Only 36% of independent investors , however, supported the company’s remuneration report. The total pay package for Sky’s chief executive, Jeremy Darroch, quadrupled to more than £16m in the year to the end of June, despite a hefty fall in annual profits at the broadcaster’s UK and Ireland business. About £12m of this came from a one-off payment from a long-term incentive scheme, but he also received an annual bonus of £1.9m.

The City investment group Royal London said Murdoch’s role as chair was inappropriate and that the company needed a “truly independent” chair. It also said executive pay at Sky was too complex and that bosses could receive huge payouts if the Fox deal went through.

Three major shareholder advisory groups – Institutional Shareholder Services, Glass Lewis and Pirc – had also urged investors to oppose executive pay at the group and Murdoch’s re-election.

Despite their position, Murdoch’s level of support actually increased from 47% last year, and the votes attached to Fox’s 39% shareholding in Sky meant that both his reappointment and the remuneration report were approved comfortably overall.

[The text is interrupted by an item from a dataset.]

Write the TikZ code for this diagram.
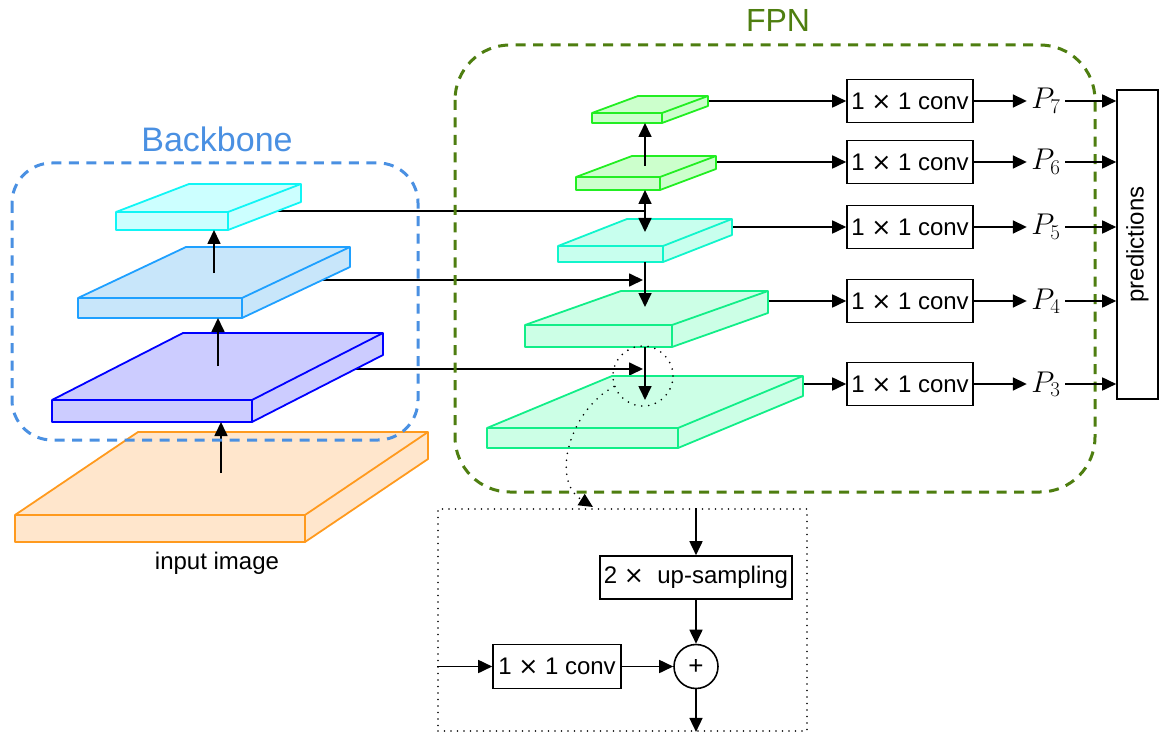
\RequirePackage{fix-cm}
\documentclass[tikz,border=0pt]{standalone}
\usepackage{fontspec}
\setmainfont{Liberation Sans}
\newfontfamily\dvs{DejaVu Sans}
\usetikzlibrary{arrows.meta}
\definecolor{bbblue}{HTML}{4A90E2}
\definecolor{fpngreen}{HTML}{4E7E10}
\definecolor{inS}{HTML}{FF9A1E}\definecolor{inF}{HTML}{FFE6CC}
\definecolor{cthreeS}{HTML}{0000FF}\definecolor{cthreeF}{HTML}{CCCCFF}
\definecolor{cfourS}{HTML}{1EA0FF}\definecolor{cfourF}{HTML}{C8E6FA}
\definecolor{cfiveS}{HTML}{11F5F5}\definecolor{cfiveF}{HTML}{CCFFFF}
\definecolor{gS}{HTML}{22EE22}\definecolor{gF}{HTML}{CCFFCC}
\definecolor{pfiveS}{HTML}{11F5CC}\definecolor{pfiveF}{HTML}{C8FFEE}
\definecolor{plowS}{HTML}{11EE88}\definecolor{plowF}{HTML}{CCFFE6}
\tikzset{
  layer/.style 2 args={draw=#1, fill=#2, line width=1.8pt, line join=round},
  plainline/.style={line width=1.7pt},
  conn/.style={line width=1.7pt, -{Triangle[length=14pt,width=13pt]}},
  txt/.style={font=\fontsize{24}{29}\selectfont},
  opbox/.style={draw, line width=1.6pt, txt, minimum height=43pt, inner sep=0pt},
  convbox/.style={opbox, minimum width=126pt},
  plabel/.style={font=\fontsize{30}{36}\selectfont, minimum width=38pt, inner sep=0pt},
  dots/.style={line width=1.8pt, line cap=round, dash pattern=on 0pt off 6.5pt},
  groupbox/.style={line width=3pt, dash pattern=on 10pt off 7.5pt}
}
% #1 name, #2 x, #3 y (front top-left), #4 width, #5 thickness, #6 depth dx, #7 depth dy (up), #8 style
\newcommand{\layerbox}[8]{%
  \coordinate (#1-ftl) at (#2,#3);
  \coordinate (#1-ftr) at ({#2+#4},#3);
  \coordinate (#1-fbl) at (#2,{#3+#5});
  \coordinate (#1-fbr) at ({#2+#4},{#3+#5});
  \coordinate (#1-btl) at ({#2+#6},{#3-#7});
  \coordinate (#1-btr) at ({#2+#4+#6},{#3-#7});
  \coordinate (#1-bbr) at ({#2+#4+#6},{#3+#5-#7});
  \filldraw[#8] (#1-ftl) -- (#1-btl) -- (#1-btr) -- (#1-bbr) -- (#1-fbr) -- (#1-fbl) -- cycle;
  \draw[#8, fill=none] (#1-ftl) -- (#1-ftr) -- (#1-btr) (#1-ftr) -- (#1-fbr);
}
\newcommand{\tms}{{\dvs ×}}
\newcommand{\conv}{1 \tms{} 1 conv}
\begin{document}
\begin{tikzpicture}[x=1pt,y=-1pt]
\useasboundingbox (0,0) rectangle (1161,735);

% ---- conv boxes ----
\node[convbox] (cv7) at (910,101) {\conv};
\node[convbox] (cv6) at (910,162) {\conv};
\node[convbox] (cv5) at (910,227) {\conv};
\node[convbox] (cv4) at (910,301) {\conv};
\node[convbox] (cv3) at (910,384) {\conv};

% ---- connection points hidden behind layers ----
\coordinate (c5o) at (250,211);
\coordinate (j5) at (645,211);
\coordinate (c4o) at (300,280);
\coordinate (j4) at (643,280);
\coordinate (c3o) at (330,369);
\coordinate (j3) at (643,369);
\coordinate (p7o) at (660,101);
\coordinate (p6o) at (660,162);
\coordinate (p5o) at (680,227);
\coordinate (p4o) at (700,301);
\coordinate (p3o) at (720,384);

\draw[plainline] (c5o) -- (j5);
\draw[conn] (c4o) -- (j4);
\draw[conn] (c3o) -- (j3);
\draw[conn] (p7o) -- (cv7.west);
\draw[conn] (p6o) -- (cv6.west);
\draw[conn] (p5o) -- (cv5.west);
\draw[conn] (p4o) -- (cv4.west);
\draw[conn] (p3o) -- (cv3.west);

% ---- layers ----
\layerbox{in}{15}{515}{290}{27}{123}{83}{layer={inS}{inF}}
\layerbox{cthree}{52}{400}{200}{22}{131}{67}{layer={cthreeS}{cthreeF}}
\layerbox{cfour}{78}{298}{164}{20}{108}{51}{layer={cfourS}{cfourF}}
\layerbox{cfive}{116}{212}{112}{18}{73}{28}{layer={cfiveS}{cfiveF}}

\layerbox{pseven}{592}{113}{70}{10}{46}{17}{layer={gS}{gF}}
\layerbox{psix}{576}{177}{84}{13}{56}{21}{layer={gS}{gF}}
\layerbox{pfive}{558}{246}{105}{16}{69}{27}{layer={pfiveS}{pfiveF}}
\layerbox{pfour}{525}{325}{147}{22}{96}{34}{layer={plowS}{plowF}}
\layerbox{pthree}{487}{428}{191}{20}{125}{52}{layer={plowS}{plowF}}

% ---- vertical arrows ----
\coordinate (inU) at (221,473);   \coordinate (cthreeD) at (221,422);
\coordinate (cthreeU) at (218,366); \coordinate (cfourD) at (218,318);
\coordinate (cfourU) at (214,273);  \coordinate (cfiveD) at (214,230);
\draw[conn] (inU) -- (cthreeD);
\draw[conn] (cthreeU) -- (cfourD);
\draw[conn] (cfourU) -- (cfiveD);

\coordinate (psixU) at (645,166);  \coordinate (psevenD) at (645,123);
\coordinate (psixD) at (645,190);  \coordinate (pfiveT) at (645,232);
\coordinate (pfiveB) at (645,262); \coordinate (pfourT) at (645,307);
\coordinate (pfourB) at (645,347); \coordinate (pthreeT) at (645,400);
\draw[conn] (psixU) -- (psevenD);
\draw[conn] (j5) -- (psixD);
\draw[conn] (j5) -- (pfiveT);
\draw[conn] (pfiveB) -- (pfourT);
\draw[conn] (pfourB) -- (pthreeT);

% ---- group boxes ----
\draw[groupbox, draw=bbblue, rounded corners=40pt] (12,163) rectangle (418,440);
\node[font=\fontsize{34}{40}\selectfont, text=bbblue] (bblabel) at (217,139) {Backbone};
\draw[groupbox, draw=fpngreen, rounded corners=55pt] (455,45) rectangle (1095,492);
\node[font=\fontsize{32}{38}\selectfont, text=fpngreen] (fpnlabel) at (778,20) {FPN};

\node[txt] (inlabel) at (217,563) {input image};

% ---- outputs ----
\node[plabel] (P7) at (1046,101) {$P_7$};
\node[plabel] (P6) at (1046,162) {$P_6$};
\node[plabel] (P5) at (1046,227) {$P_5$};
\node[plabel] (P4) at (1046,301) {$P_4$};
\node[plabel] (P3) at (1046,384) {$P_3$};
\node[draw, line width=1.6pt, txt, rotate=90, minimum width=309pt, minimum height=41pt, inner sep=0pt] (pred) at (1137.5,244.5) {predictions};

\draw[conn] (cv7.east) -- (P7.west);
\draw[conn] (cv6.east) -- (P6.west);
\draw[conn] (cv5.east) -- (P5.west);
\draw[conn] (cv4.east) -- (P4.west);
\draw[conn] (cv3.east) -- (P3.west);
\draw[conn] (P7.east) -- (P7.east -| pred.north);
\draw[conn] (P6.east) -- (P6.east -| pred.north);
\draw[conn] (P5.east) -- (P5.east -| pred.north);
\draw[conn] (P4.east) -- (P4.east -| pred.north);
\draw[conn] (P3.east) -- (P3.east -| pred.north);

% ---- detail ----
\node[dots, draw, minimum width=369pt, minimum height=222pt, inner sep=0pt] (detail) at (622.5,620) {};
\node[opbox, minimum width=192pt] (up) at (696,577.5) {2 \tms\ \ up-sampling};
\node[convbox, minimum width=128pt, minimum height=44pt] (conv) at (557,666.5) {\conv};
\node[draw, circle, line width=1.6pt, minimum size=44pt, inner sep=0pt, font=\fontsize{26}{30}\selectfont] (plus) at (696,666.5) {+};
\draw[conn] (up.north |- detail.north) -- (up.north);
\draw[conn] (up.south) -- (plus.north);
\draw[conn] (detail.west |- conv) -- (conv.west);
\draw[conn] (conv.east) -- (plus.west);
\draw[conn] (plus.south) -- (plus.south |- detail.south);

\node[draw, circle, dots, dash pattern=on 0pt off 7pt, minimum size=60pt, inner sep=0pt] (focus) at (643,376) {};
\coordinate (dtip) at (593,507);
\draw[dots, dash pattern=on 0pt off 7pt, -{Triangle[length=14pt,width=13pt]}] (focus.200) .. controls (570,410) and (550,480) .. (dtip);
\end{tikzpicture}
\end{document}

Fox’s bid for the 61% of Sky that it does not already own is being investigated by the Competition and Markets Authority on the basis of media plurality and broadcasting standards. The culture secretary, Karen Bradley, announced last month that she was referring the deal to the CMA after a review by the media regulator, Ofcom, created “sufficient uncertainty” about the deal.

Murdoch said at the Sky annual meeting that the companies were “engaged constructively with the regulatory authorities” about the deal. He refused, however, to answer questions from investors about whether Sky’s reputation could be insulated from the sexual harassment scandal at Fox News, which led to the departure of its chair, Roger Ailes, and anchor Bill O’Reilly. He also refused to comment on whether Fox was getting a “sweetheart deal” on the price it would pay for Sky.

One shareholder, who did not give his name, said to Murdoch: “I have the same problem with my dad. Even though I wasn’t talented, he put me in charge.”

In response to the question about the Fox News scandal, Darroch said the “whole board are incredibly supportive and behind Sky” and that it wanted to make a “broader contribution” to society.

Martin Gilbert, the deputy chair, said the board had looked at the Fox takeover in the best interests of shareholders and had had “impartial discussions” that did not include Murdoch or other Sky directors with connections to Fox.

Gilbert added: “I am not going to comment on the 21st Century Fox issues because this is the AGM of Sky, but I am pretty confident that it will not have an effect on the CMA’s investigation.”